In my General Topology course we were recently shown the theorem that says that Second Countability Preserved under Open Continuous Surjection and the natural question is if we can switch the "Open" condition for "Closed":
Conjecture:
Let $T_A=(S_A,\tau_A)$ and $T_B = (S_B,\tau_B)$ be topological spaces. Let $p:T_A \rightarrow T_B$ be a surjective closed mapping that is also continuous. If $T_A$ is second countable then $T_B$ is second countable
I tried proving it and failed, because being closed is very limiting when I'm trying to apply the function to a basis so the proof for the open case can't be easily adapted :(
then I tried looking it up and nothing showed up and then I found this other thread which has a similar question but it adds the extra hypothesis that for every $y \in Y$, $p^{-1}(y)$ is compact. So now my current guess is that it's probably false without that extra assumption.
Also, I haven't been able to give a counterexample and I couldn't find on in Lynn Steen's Counterexamples in Topology
Can anyone hint at me in the direction of a counterexample or proof? Thanks.
It is indeed false in general.
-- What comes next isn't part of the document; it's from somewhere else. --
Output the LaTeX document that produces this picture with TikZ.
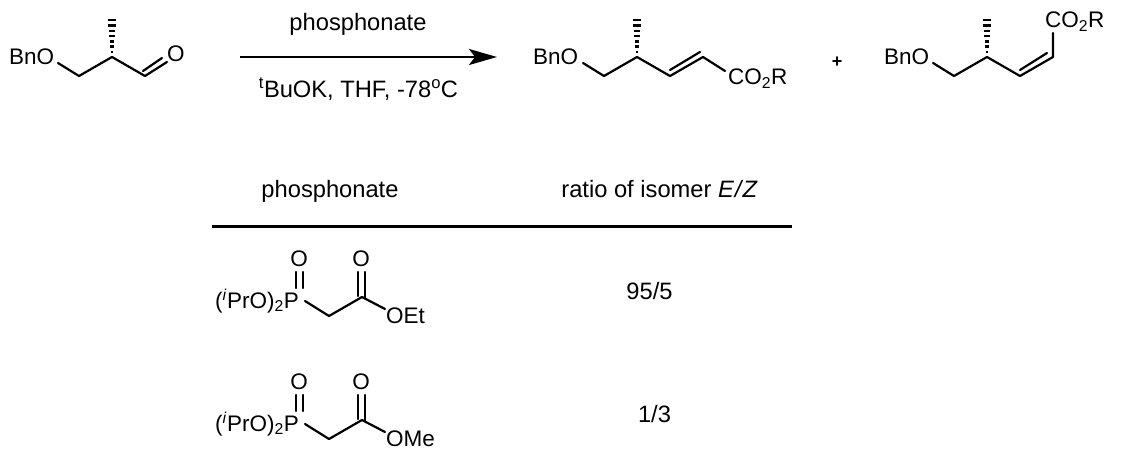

See this question: if we identify $\mathbb{Z} \subset \mathbb{R}$ to a point (so have the equivalence classes $\{\{x\}, x \notin \mathbb{Z}\}$ and $\mathbb{Z}$ and give the set of classes the quotient topology under the standard quotient function $q$ sending each point to its class), this is a closed map as $\mathbb{Z}$ is closed ($A$ closed, then $q^{-1}[q[A]]$ equals $A$ or $A \cup \mathbb{Z}$, so always closed, making $q[A]$ closed by definition), but the image is not even first countable at the class of $q(0)$, so certainly not second countable.
With continuous $f$ with compact fibres we sometimes get closedness of $f$ "for free", between "nice enough" spaces, not in general though.